Some organisms do seem to make use of bad smells in ways that are comparable to the way flowers use scent to attract pollinators. 

The classic autumnal example of this is the very smelly and aptly named stinkhorn. 


© Chris Lawrence

The aptly named Stinkhorn!

This fungus, of which there are several species in Cumbria, is notorious for producing a cap covered in a foul-smelling, olive-green and sticky slime. This contains its spores, the fungal equivalent of seeds. The pungent smell quickly attracts large numbers of flies, which eat the slime, and in so doing their legs/feet become covered in the putrid mucilage-like substance.  Of course, the flies then fly elsewhere, dispersing the stinkhorn’s spores around the woodland. This is such a powerful and effective mechanism that it is unusual to see an intact fresh olive-green stinkhorn cap.   


Once your nose is switched onto the smell, however, it’s a sure way of finding the mushroom in undergrowth from several metres distance and often long before you can see it.  

Beware, however, of the rather rude appearance of the intact stinkhorn. Charles Darwin’s daughter, Etty, was apparently so offended by this mushroom that she used to spend autumn ‘sniffing’ them out so that she could destroy them before the morals of others could be offended.

Stinkhorns can be found in a wide range of woodland types including conifer plantations.  Here of course the exceedingly pleasant aromas of volatile conifer essential oils and pine resin can also diffuse in the atmosphere in the right conditions. These essential oils are thought to have a defensive function in protecting the trees from fungal and insect attack.  

In Japan, where there are some particularly strongly aromatic conifer species, these pine needle scents are associated with the health-promoting attributes known to come from ‘forest bathing’, Shinrin-yoku or walking slowly through the woods. Further evidence is required to determine exactly what produces the health benefits of visiting woodland, but there is a large body of evidence which indicates spending time in woodlands is a great way of relieving stress and improving mental health and wellbeing. It would be great to think that the smell of pine resin is good for you too.

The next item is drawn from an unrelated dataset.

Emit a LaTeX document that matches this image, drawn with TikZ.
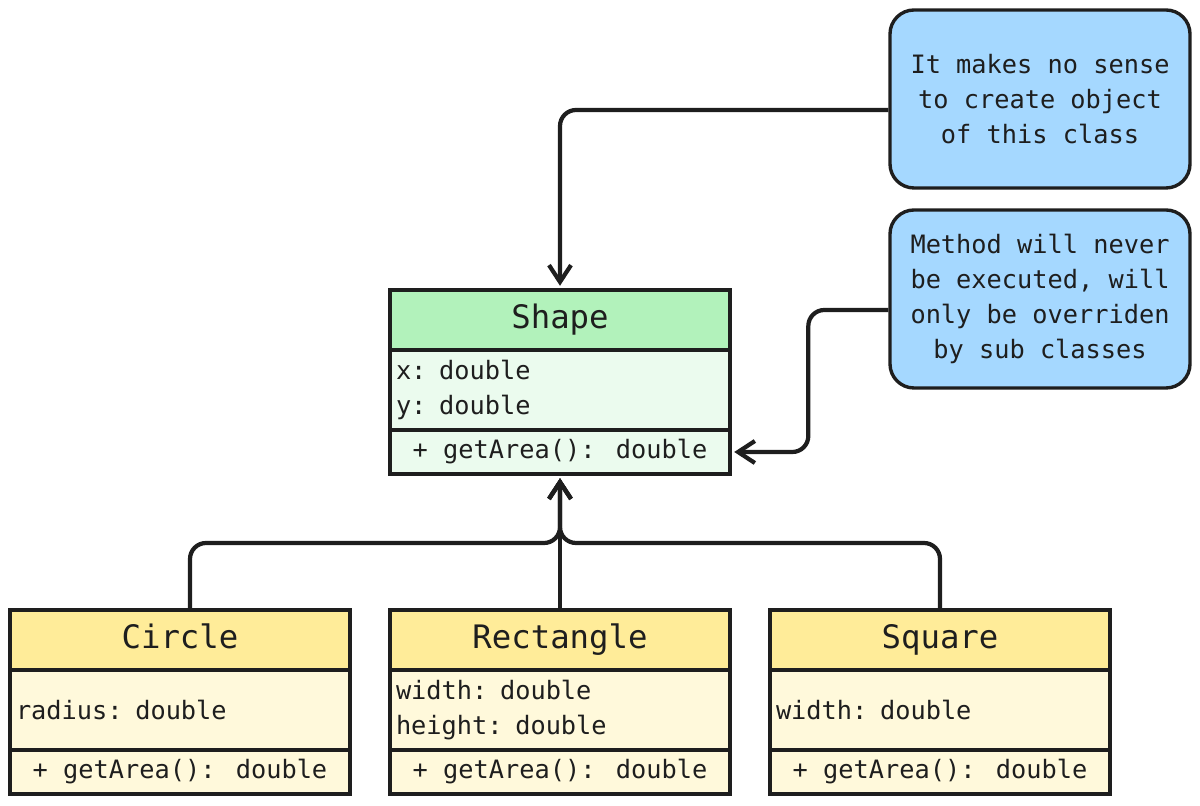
\documentclass[tikz,border=0pt]{standalone}
\usepackage{fontspec}
\setmainfont{DejaVu Sans Mono}
\usetikzlibrary{arrows.meta, positioning}
\definecolor{ink}{HTML}{1E1E1E}
\definecolor{greenhead}{HTML}{B2F2BB}
\definecolor{greenbody}{HTML}{EBFBEE}
\definecolor{yellowhead}{HTML}{FFEC99}
\definecolor{yellowbody}{HTML}{FFF9DB}
\definecolor{noteblue}{HTML}{A5D8FF}

\begin{document}
\begin{tikzpicture}[>={Straight Barb[length=0.42cm, width=0.55cm]}, color=ink,
  classtitle/.style={draw, line width=2.4pt, minimum width=8.5cm, minimum height=1.5cm, inner sep=0pt, outer sep=0pt, text height=17pt, text depth=5pt, font=\fontsize{23}{28}\selectfont},
  classattr/.style={draw, line width=2.4pt, minimum height=2cm, text width=8.2cm, inner xsep=0.15cm, inner ysep=0pt, outer sep=0pt, align=left, font=\fontsize{18}{25}\selectfont},
  classmeth/.style={draw, line width=2.4pt, minimum width=8.5cm, minimum height=1.1cm, inner sep=0pt, outer sep=0pt, font=\fontsize{18}{25}\selectfont},
  note/.style={draw, line width=2.4pt, fill=noteblue, rounded corners=0.6cm, minimum width=7.5cm, minimum height=4.45cm, align=center, font=\fontsize{18}{25}\selectfont},
  link/.style={->, line width=3pt, rounded corners=0.4cm, shorten >=3pt}]
\useasboundingbox (0,0) rectangle (30,20.125);
%
\node[classtitle, fill=greenhead] (shape-title) at (14,12.125) {Shape};
\node[classattr, fill=greenbody, below=0pt of shape-title] (shape-attr) {x: double\\y: double};
\node[classmeth, fill=greenbody, below=0pt of shape-attr] (shape-meth) {+ getArea(): double};
%
\node[classtitle, fill=yellowhead] (circle-title) at (4.5,4.125) {Circle};
\node[classattr, fill=yellowbody, below=0pt of circle-title] (circle-attr) {radius: double};
\node[classmeth, fill=yellowbody, below=0pt of circle-attr] (circle-meth) {+ getArea(): double};
%
\node[classtitle, fill=yellowhead] (rect-title) at (14,4.125) {Rectangle};
\node[classattr, fill=yellowbody, below=0pt of rect-title] (rect-attr) {width: double\\height: double};
\node[classmeth, fill=yellowbody, below=0pt of rect-attr] (rect-meth) {+ getArea(): double};
%
\node[classtitle, fill=yellowhead] (square-title) at (23.5,4.125) {Square};
\node[classattr, fill=yellowbody, below=0pt of square-title] (square-attr) {width: double};
\node[classmeth, fill=yellowbody, below=0pt of square-attr] (square-meth) {+ getArea(): double};
%
\node[note] (note-abstract) at (26,17.65) {It makes no sense\\to create object\\of this class};
\node[note] (note-method) at (26,12.65) {Method will never\\be executed, will\\only be overriden\\by sub classes};
%
\draw[link] ([yshift=-0.275cm]note-abstract.west) -| (shape-title.north);
\draw[link] ([yshift=-0.275cm]note-method.west) -- ++(-2,0) |- (shape-meth.east);
%
\coordinate (junction) at (14,6.55);
\draw[link] ([xshift=0.25cm]circle-title.north) |- (junction) -- (shape-meth.south);
\draw[link] (square-title.north) |- (junction) -- (shape-meth.south);
\draw[link] (rect-title.north) -- (shape-meth.south);
\end{tikzpicture}
\end{document}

Next time you’re out for an autumnal walk, do use your nose to enjoy the full spectrum of delights that autumn has to offer.

Some ‘must sniff’ smells of autumn:

  1. The stinkhorn – look out for the smell of this rude fungus in the undergrowth of many woods and scrubby areas.
  2. The earthy aroma of the leaf litter in a damp woodland. 
  3. The flesh of other fresh mushrooms in the woods or fields (don’t eat unless you can identify the species and are sure it’s safe).
  4. The deep composting litter of a bracken bed.
  5.  The amazing smell of piles of rotting seaweed on the seashore.
  6. Put your head into a hollow tree trunk (be careful not to get stuck) and take a deep earthy breath.